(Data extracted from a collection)
++++
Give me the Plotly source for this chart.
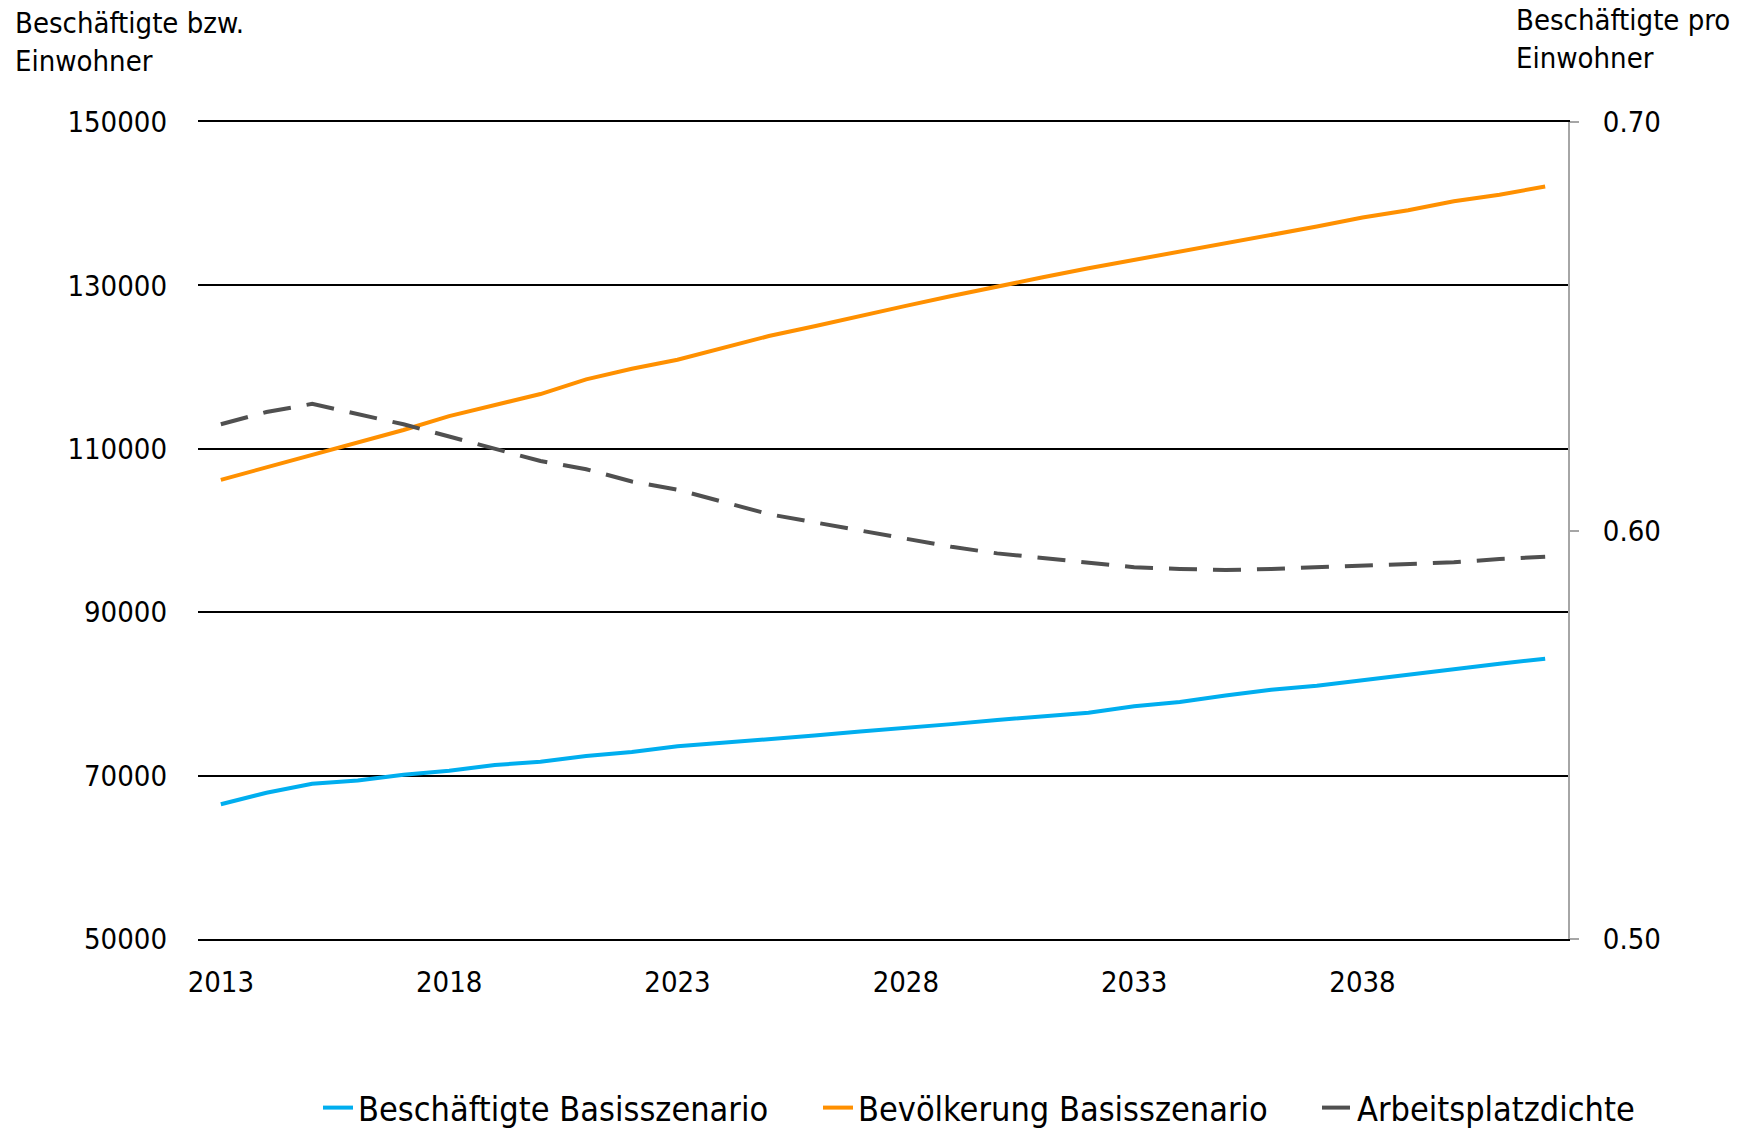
import plotly.graph_objects as go

# Jahre der Prognose
jahre = list(range(2013, 2043))

# Beschäftigte im Basisszenario (Personen)
beschaeftigte = [66500, 67900, 69000, 69400, 70100, 70600, 71300, 71700, 72400, 72900,
                 73600, 74000, 74500, 74900, 75400, 75800, 76300, 76800, 77200, 77700,
                 78500, 79000, 79800, 80500, 81000, 81700, 82400, 83100, 83700, 84300]

# Bevölkerung im Basisszenario (Einwohner)
bevoelkerung = [106200, 107700, 109300, 110700, 112300, 114000, 115300, 116700, 118500, 119800,
                120900, 122400, 123800, 125000, 126300, 127500, 128700, 129900, 131000, 132100,
                133100, 134200, 135100, 136200, 137200, 138300, 139200, 140300, 141100, 142100]

# Arbeitsplatzdichte (Beschäftigte pro Einwohner)
arbeitsplatzdichte = [0.626, 0.629, 0.631, 0.6285, 0.626, 0.623, 0.620, 0.617, 0.615, 0.612,
                      0.610, 0.607, 0.604, 0.602, 0.600, 0.598, 0.596, 0.5944, 0.5933, 0.592,
                      0.591, 0.5906, 0.5903, 0.5906, 0.591, 0.5914, 0.592, 0.5922, 0.593, 0.5936]

x_ticks = [2013, 2018, 2023, 2028, 2033, 2038]
y_links_ticks = [50000, 70000, 90000, 110000, 130000, 150000]
y_rechts_ticks = [0.50, 0.60, 0.70]

FONT = "DejaVu Sans Condensed, Liberation Sans Narrow, sans-serif"
BLAU = "#00AEEF"
ORANGE = "#FF9000"
GRAU = "#505050"

# Zeichenfläche in Pixeln
W, H = 1746, 1133
L, R, T, B = 198, 178, 122, 194
PW, PH = W - L - R, H - T - B


def px_x(p):
    return (p - L) / PW


def px_y(p):
    return (H - B - p) / PH


fig = go.Figure()

fig.add_trace(go.Scatter(
    x=jahre, y=beschaeftigte, name="Beschäftigte Basisszenario",
    mode="lines", line=dict(color=BLAU, width=4), yaxis="y", legend="legend"))
fig.add_trace(go.Scatter(
    x=jahre, y=bevoelkerung, name="Bevölkerung Basisszenario",
    mode="lines", line=dict(color=ORANGE, width=4), yaxis="y", legend="legend2"))
fig.add_trace(go.Scatter(
    x=jahre, y=arbeitsplatzdichte, name="Arbeitsplatzdichte",
    mode="lines", line=dict(color=GRAU, width=4, dash="28px,16px"), yaxis="y2", legend="legend3"))

legend_y = px_y(1108)
legend_font = dict(family=FONT, size=34, color="#000000")


def legende(x_px):
    return dict(orientation="h", x=px_x(x_px), xanchor="left", y=legend_y, yanchor="middle",
                font=legend_font, bgcolor="rgba(0,0,0,0)")


fig.update_layout(
    width=W, height=H,
    margin=dict(l=L, r=R, t=T, b=B, autoexpand=False),
    paper_bgcolor="white", plot_bgcolor="white",
    font=dict(family=FONT, size=29, color="#000000"),
    showlegend=True,
    legend=legende(318),
    legend2=legende(818),
    legend3=legende(1317),
    xaxis=dict(
        range=[2012.5, 2042.5], tickvals=x_ticks, ticktext=[str(t) for t in x_ticks],
        showgrid=False, zeroline=False, showline=True, mirror=True,
        linecolor="#000000", linewidth=2,
        ticks="", ticklabelstandoff=16, tickfont=dict(size=29),
    ),
    yaxis=dict(
        range=[50000, 150000], tickvals=y_links_ticks, ticktext=[str(t) for t in y_links_ticks],
        showgrid=True, gridcolor="#000000", gridwidth=2, zeroline=False, showline=False,
        ticks="", ticklabelstandoff=30, tickfont=dict(size=29),
    ),
    yaxis2=dict(
        range=[0.5, 0.7], tickvals=y_rechts_ticks, ticktext=["0.50", "0.60", "0.70"],
        overlaying="y", side="right", showgrid=False, zeroline=False,
        showline=True, linecolor="#A6A6A6", linewidth=2,
        ticks="outside", ticklen=9, tickcolor="#A6A6A6", tickwidth=2,
        ticklabelstandoff=18, tickfont=dict(size=29),
    ),
    annotations=[
        dict(text="Beschäftigte bzw.<br>Einwohner", xref="paper", yref="paper",
             x=px_x(13), y=px_y(4), xanchor="left", yanchor="top", align="left",
             showarrow=False, font=dict(family=FONT, size=29, color="#000000")),
        dict(text="Beschäftigte pro<br>Einwohner", xref="paper", yref="paper",
             x=px_x(1514), y=px_y(1), xanchor="left", yanchor="top", align="left",
             showarrow=False, font=dict(family=FONT, size=29, color="#000000")),
    ],
)

fig.write_html("out.html")
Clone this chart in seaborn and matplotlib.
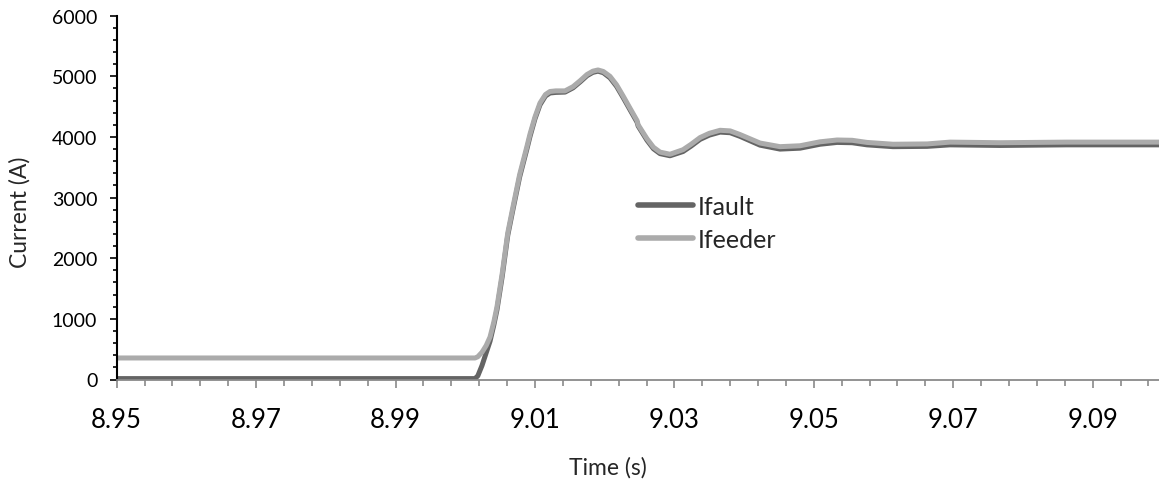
import numpy as np
import pandas as pd
import matplotlib
matplotlib.use("Agg")
import matplotlib.pyplot as plt
from matplotlib.ticker import FixedLocator
import seaborn as sns

# ---------------- data ----------------
time_s = [8.95, 9.0014, 9.0018, 9.0024, 9.0030, 9.00355, 9.0041, 9.00455, 9.0053,
          9.00599, 9.0061, 9.00685, 9.0078, 9.00886, 9.00929, 9.0100, 9.01072, 9.0115,
          9.01215, 9.0130, 9.01431, 9.01546, 9.0165, 9.01746, 9.01830, 9.01904, 9.0198,
          9.02076, 9.0217, 9.02262, 9.0236, 9.02464, 9.0248, 9.02607, 9.0270, 9.02794,
          9.02937, 9.03124, 9.0324, 9.03368, 9.0350, 9.03655, 9.0380, 9.03941, 9.04228,
          9.04515, 9.04802, 9.05089, 9.05333, 9.0555, 9.05763, 9.06136, 9.06624, 9.06954,
          9.07671, 9.08632, 9.1]

i_feeder = [355, 355, 375, 450, 560, 700, 950, 1200, 1750,
            2330, 2420, 2850, 3380, 3850, 4050, 4330, 4560, 4700,
            4750, 4760, 4760, 4830, 4930, 5030, 5085, 5105, 5080,
            5000, 4860, 4680, 4480, 4270, 4200, 3970, 3830, 3750,
            3715, 3790, 3880, 3990, 4060, 4110, 4100, 4040, 3900,
            3840, 3855, 3920, 3950, 3945, 3910, 3880, 3885, 3915,
            3905, 3915, 3915]

i_fault = [15, 15, 60, 230, 440, 630, 900, 1150, 1700,
           2290, 2380, 2810, 3340, 3810, 4010, 4300, 4530, 4675,
           4725, 4735, 4740, 4810, 4910, 5010, 5065, 5085, 5060,
           4975, 4835, 4655, 4455, 4245, 4180, 3945, 3805, 3725,
           3690, 3760, 3850, 3960, 4030, 4080, 4070, 4010, 3865,
           3800, 3815, 3880, 3910, 3905, 3870, 3840, 3845, 3870,
           3860, 3870, 3870]

series_names = ["Ifault", "Ifeeder"]
x_tick_labels = ["8.95", "8.97", "8.99", "9.01", "9.03", "9.05", "9.07", "9.09"]
y_tick_values = [0, 1000, 2000, 3000, 4000, 5000, 6000]

# ---------------- style ----------------
sns.set_style("ticks")
plt.rcParams["font.family"] = ["Lato", "DejaVu Sans"]

df = pd.DataFrame({
    "Time": time_s + time_s,
    "Current": i_fault + i_feeder,
    "Series": [series_names[0]] * len(time_s) + [series_names[1]] * len(time_s),
})

W, H = 1159, 485
fig = plt.figure(figsize=(W / 100, H / 100), dpi=100)
x0, x1 = 116.7, 1162.4
y0, y1 = 380.5, 16.7
ax = fig.add_axes([x0 / W, 1 - y0 / H, (x1 - x0) / W, (y0 - y1) / H])

palette = {"Ifault": "#646464", "Ifeeder": "#ababab"}
sns.lineplot(data=df, x="Time", y="Current", hue="Series", hue_order=series_names,
             palette=palette, linewidth=3.6, ax=ax, legend=False, sort=False,
             estimator=None)
for ln in ax.lines:
    ln.set_solid_joinstyle("round")
    ln.set_solid_capstyle("butt")

ax.set_xlim(8.95, 9.1)
ax.set_ylim(0, 6000)

# ticks
ax.xaxis.set_major_locator(FixedLocator([float(s) for s in x_tick_labels]))
ax.set_xticklabels(x_tick_labels)
ax.xaxis.set_minor_locator(FixedLocator(np.arange(8.95, 9.1001, 0.004)))
ax.yaxis.set_major_locator(FixedLocator(y_tick_values))
ax.set_yticklabels([str(v) for v in y_tick_values])
ax.yaxis.set_minor_locator(FixedLocator(np.arange(0, 6001, 200)))

ax.tick_params(axis="y", which="major", direction="out", length=5, width=1.2,
               color="black", labelsize=14, pad=9, labelcolor="black")
ax.tick_params(axis="y", which="minor", direction="out", length=3, width=1.2,
               color="black")
ax.tick_params(axis="x", which="major", direction="out", length=6, width=1.2,
               color="#8a8a8a", labelsize=18.5, pad=14, labelcolor="black")
ax.tick_params(axis="x", which="minor", direction="out", length=4.3, width=1.2,
               color="#8a8a8a")

for side in ("top", "right"):
    ax.spines[side].set_visible(False)
ax.spines["left"].set_color("black")
ax.spines["left"].set_linewidth(1.5)
ax.spines["bottom"].set_color("#8a8a8a")
ax.spines["bottom"].set_linewidth(1.3)

# axis titles
ax.set_xlabel("Time (s)", fontsize=16.5)
ax.set_ylabel("Current (A)", fontsize=16.5)
ax.xaxis.set_label_coords((608 - x0) / (x1 - x0), (y0 - 468) / (y0 - y1))
ax.xaxis.label.set_va("center")
ax.yaxis.set_label_coords((19.5 - x0) / (x1 - x0), (y0 - 212.5) / (y0 - y1))
ax.yaxis.label.set_va("center")

# legend
leg = ax.legend(ax.lines[:2], series_names, loc="upper left",
                bbox_to_anchor=(638 / W, 1 - 196 / H), bbox_transform=fig.transFigure,
                frameon=False, fontsize=18, handlelength=2.2, handletextpad=0.2,
                labelspacing=0.38, borderpad=0, borderaxespad=0)
for h in leg.get_lines():
    h.set_solid_capstyle("round")
    h.set_linewidth(4.0)

fig.savefig("out.png", dpi=100)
++++
| DIRECTION |
Everything from the first line of the entries through the line that contains "83100, 83700, 84300]" is to be reproduced exactly, except the pictures.

| ANSWER |
Give me the Plotly source for this chart.
import plotly.graph_objects as go

# Jahre der Prognose
jahre = list(range(2013, 2043))

# Beschäftigte im Basisszenario (Personen)
beschaeftigte = [66500, 67900, 69000, 69400, 70100, 70600, 71300, 71700, 72400, 72900,
                 73600, 74000, 74500, 74900, 75400, 75800, 76300, 76800, 77200, 77700,
                 78500, 79000, 79800, 80500, 81000, 81700, 82400, 83100, 83700, 84300]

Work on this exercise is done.